Friday, August 9, 2019

From the Patient

It's interesting to me that finding information about Frontotemporal Dementia (FTD) directly from the patients who have it is hard to find. Part of this might be because a lot with this diagnosis suffer with word problems making communication more difficult, or they are in denial that something is seriously wrong. Who would want to admit that their brain was failing them? I'm sure very few of us would raise our hands! There is also a condition called anosognosia in which the patient lacks an awareness or insight that there is a problem at all.

My husband is in denial quite often about his condition. He tries to "cover" things a lot, speaking in circles or using generalizations to answer a question or confront a problem. He will very, very rarely admit that he has forgotten, got confused, or can't work something out in his head. Today we had a discussion about his anxiety and agitation issues. He told me that he feels that he lives in his own world where his brain tells him things that do not fit with my world. He said it is getting more and more difficult to bring the two together. The things his shrinking brain tell him are false a lot of the time, and he of course feels that they are true. This has to be tremendously hard to deal with mentally. I think this is a big part of the reason he feels the anxiety and stress... stuck somewhere between "normal" brain and "dementia" brain and never being fully in one of them.

I also asked my husband if he felt that he got enough love and affection. He seemed puzzled and said that he doesn't really know what that means anymore. He was having a hard time explaining, but from what I understood it seems that the human need for intimacy and affection is gone, meaning he doesn't need an expression of love any more. With this, of course, it means that he does not show affection to those that he loves. This has been going on for at least a few years. I told him a few months ago that when this life is all said and done, that I needed more love in Heaven because I didn't get enough in this life.
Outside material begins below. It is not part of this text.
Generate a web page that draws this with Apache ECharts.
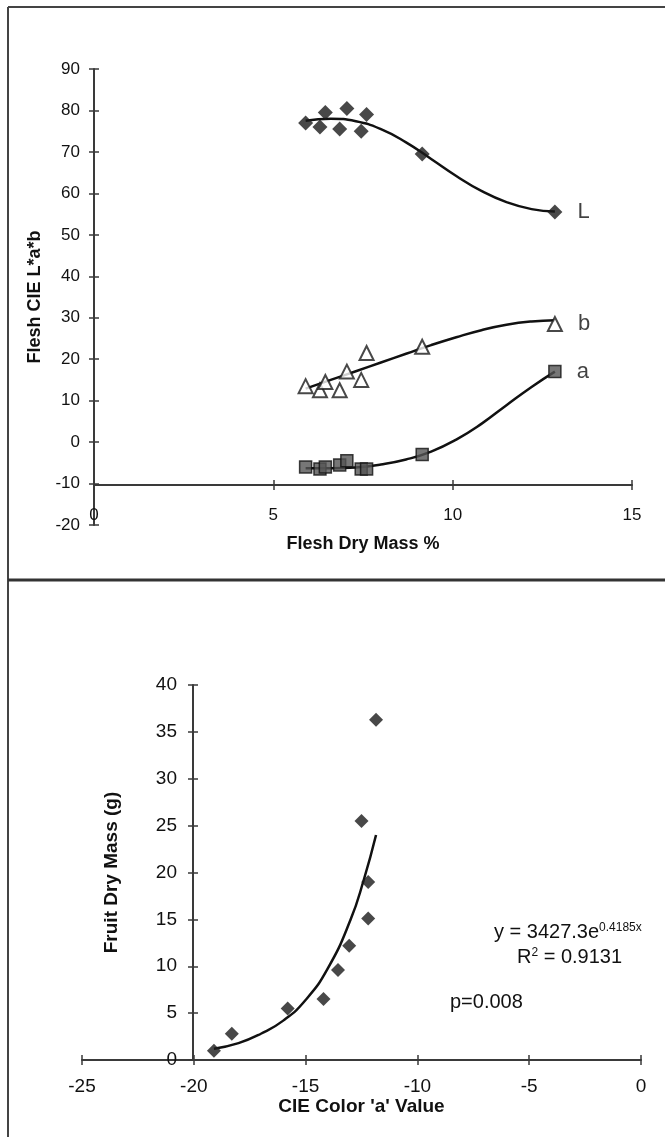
<!DOCTYPE html>
<html>
<head>
<meta charset="utf-8">
<script src="https://cdn.jsdelivr.net/npm/echarts@6/dist/echarts.min.js"></script>
<style>
html,body{margin:0;padding:0;background:#fff;}
#main{width:665px;height:1137px;}
</style>
</head>
<body>
<div id="main"></div>
<script>
// top panel: flesh colour (L*, a*, b*) against flesh dry mass %
var dryMass = [5.9, 6.3, 6.45, 6.85, 7.05, 7.45, 7.6, 9.15, 12.85];
var valL = [77, 76, 79.5, 75.5, 80.5, 75, 79, 69.5, 55.5];
var valB = [13.5, 12.5, 14.5, 12.5, 17, 15, 21.5, 23, 28.5];
var valA = [-6, -6.5, -6, -5.5, -4.5, -6.5, -6.5, -3, 17];
// fitted curves
var fitX = [5.9, 6.6, 7.3, 8.0, 8.7, 9.4, 10.1, 10.8, 11.5, 12.2, 12.85];
var fitL = [77.5, 78.0, 77.4, 75.5, 72.3, 68.3, 64.2, 60.6, 57.9, 56.2, 55.6];
var fitB = [12.9, 15.0, 17.1, 19.2, 21.3, 23.4, 25.3, 27.0, 28.3, 29.1, 29.4];
var fitA = [-6.3, -6.3, -6.1, -5.4, -4.2, -2.3, 0.6, 4.4, 8.9, 13.3, 17.0];
var topXTicks = [0, 15, 5];   // min, max, step
var topYTicks = [-20, 90, 10];

// bottom panel: fruit dry mass against CIE a* value
var cieA = [-19.1, -18.3, -15.8, -14.2, -13.55, -13.05, -12.5, -12.2, -12.2, -11.85];
var fruitMass = [1.0, 2.8, 5.5, 6.5, 9.6, 12.2, 25.5, 19.0, 15.1, 36.3];
var trendX = [-19.1, -18, -17, -16, -15, -14, -13, -12.4, -11.85];
var trendY = [1.2, 1.8, 2.8, 4.2, 6.4, 9.8, 14.9, 19.2, 24.0];
var botXTicks = [-25, 0, 5];
var botYTicks = [0, 40, 5];

var FONT = 'Liberation Sans, Arial, sans-serif';
var INK = '#111';
var AXIS = '#3a3a3a';

function pairs(xs, ys, tag) {
  return xs.map(function (x, i) {
    var item = { value: [x, ys[i]] };
    if (tag && i === xs.length - 1) {
      item.label = { show: true, formatter: tag, position: 'right', distance: 15,
        fontSize: 22, color: INK, fontFamily: FONT };
    }
    return item;
  });
}

function valueAxis(grid, t, size, extra) {
  var ax = {
    gridIndex: grid, type: 'value', min: t[0], max: t[1], interval: t[2],
    splitLine: { show: false },
    axisLine: { show: true, onZero: false, lineStyle: { color: AXIS, width: 2 } },
    axisTick: { show: true, length: 5, lineStyle: { color: AXIS, width: 1.5 } },
    axisLabel: { fontSize: size[0], color: INK, fontFamily: FONT },
    nameTextStyle: { fontSize: size[1], fontWeight: 'bold', color: INK, fontFamily: FONT },
    nameLocation: 'middle'
  };
  for (var k in extra) {
    if (k === 'margin') ax.axisLabel.margin = extra[k];
    else ax[k] = extra[k];
  }
  return ax;
}
// a twin axis that only adds the inner half of the crossing ticks
function innerTicks(grid, t, extra) {
  var ax = {
    gridIndex: grid, type: 'value', min: t[0], max: t[1], interval: t[2],
    splitLine: { show: false }, axisLine: { show: false, onZero: false },
    axisLabel: { show: false },
    axisTick: { show: true, inside: true, length: 5, lineStyle: { color: AXIS, width: 1.5 } }
  };
  for (var k in extra) ax[k] = extra[k];
  return ax;
}

var chart = echarts.init(document.getElementById('main'), null, { renderer: 'canvas' });

var curveStyle = { color: INK, width: 2.5 };
var topSize = [17, 18];
var botSize = [19, 19];
var eqRich = {
  n: { fontSize: 20, fontFamily: FONT, fill: INK, lineHeight: 20, verticalAlign: 'bottom' },
  s: { fontSize: 12, fontFamily: FONT, fill: INK, lineHeight: 20, verticalAlign: 'top' }
};

var option = {
  animation: false,
  backgroundColor: '#fff',
  grid: [
    { left: 94, width: 538, top: 69, height: 456 },   // y from -20 to 90
    { left: 94, width: 538, top: 69, height: 416 },   // y from -10 to 90, carries the x axis
    { left: 82, width: 559, top: 685, height: 375 }
  ],
  xAxis: [
    { gridIndex: 0, type: 'value', min: 0, max: 15, show: false },
    valueAxis(1, topXTicks, topSize, { position: 'bottom', name: 'Flesh Dry Mass %', nameGap: 50, margin: 22 }),
    innerTicks(1, topXTicks, { position: 'bottom' }),
    valueAxis(2, botXTicks, botSize, { position: 'bottom', name: "CIE Color 'a' Value", nameGap: 28, margin: 17 }),
    innerTicks(2, botXTicks, { position: 'bottom' })
  ],
  yAxis: [
    valueAxis(0, topYTicks, topSize, { position: 'left', name: 'Flesh CIE L*a*b', nameGap: 50, margin: 14 }),
    innerTicks(0, topYTicks, { position: 'left' }),
    { gridIndex: 1, type: 'value', min: -10, max: 90, show: false },
    valueAxis(2, botYTicks, botSize, { position: 'left', offset: -111, name: 'Fruit Dry Mass (g)', nameGap: 72, margin: 16 }),
    innerTicks(2, botYTicks, { position: 'left', offset: -111 })
  ],
  series: [
    { type: 'line', xAxisIndex: 0, yAxisIndex: 0, data: pairs(fitX, fitL), smooth: true,
      showSymbol: false, lineStyle: curveStyle, z: 1 },
    { type: 'line', xAxisIndex: 0, yAxisIndex: 0, data: pairs(fitX, fitB), smooth: true,
      showSymbol: false, lineStyle: curveStyle, z: 1 },
    { type: 'line', xAxisIndex: 0, yAxisIndex: 0, data: pairs(fitX, fitA), smooth: true,
      showSymbol: false, lineStyle: curveStyle, z: 1 },
    { type: 'scatter', name: 'L', xAxisIndex: 0, yAxisIndex: 0, data: pairs(dryMass, valL, 'L'),
      symbol: 'diamond', symbolSize: 15, itemStyle: { color: '#1a1a1a' }, z: 3 },
    { type: 'scatter', name: 'b', xAxisIndex: 0, yAxisIndex: 0, data: pairs(dryMass, valB, 'b'),
      symbol: 'triangle', symbolSize: 14,
      itemStyle: { color: '#fff', borderColor: '#1a1a1a', borderWidth: 2 }, z: 3 },
    { type: 'scatter', name: 'a', xAxisIndex: 0, yAxisIndex: 0, data: pairs(dryMass, valA, 'a'),
      symbol: 'rect', symbolSize: 12,
      itemStyle: { color: '#555', borderColor: '#111', borderWidth: 1.5 }, z: 3 },

    { type: 'line', xAxisIndex: 3, yAxisIndex: 3, data: pairs(trendX, trendY), smooth: true,
      showSymbol: false, lineStyle: curveStyle, z: 1 },
    { type: 'scatter', xAxisIndex: 3, yAxisIndex: 3, data: pairs(cieA, fruitMass),
      symbol: 'diamond', symbolSize: 14, itemStyle: { color: '#1a1a1a' }, z: 3 }
  ],
  graphic: [
    // page frame and panel divider
    { type: 'line', shape: { x1: 8, y1: 7, x2: 8, y2: 1137 }, style: { stroke: '#444', lineWidth: 2 } },
    { type: 'line', shape: { x1: 8, y1: 7, x2: 665, y2: 7 }, style: { stroke: '#444', lineWidth: 2 } },
    { type: 'line', shape: { x1: 8, y1: 580, x2: 665, y2: 580 }, style: { stroke: '#333', lineWidth: 3 } },
    // trendline annotation
    { type: 'text', left: 494, top: 922, style: { text: '{n|y = 3427.3e}{s|0.4185x}', rich: eqRich } },
    { type: 'text', left: 517, top: 947, style: { text: '{n|R}{s|2}{n| = 0.9131}', rich: eqRich } },
    { type: 'text', left: 450, top: 992, style: { text: 'p=0.008', fontSize: 20, fontFamily: FONT, fill: INK } }
  ]
};

chart.setOption(option);
</script>
</body>
</html>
The other thing we discussed today was why he follows me around. He does this often and from what I understand, so do many FTD patients with their spouse or caregivers. Having never fully understood why, I asked him today since he seemed to be willing to talk more candidly. He told me that it's because he never feels safe. I guess, sort of like a child will follow a parent around, he follows me around to feel more secure and safe. This makes sense even if it is hard to deal with sometimes!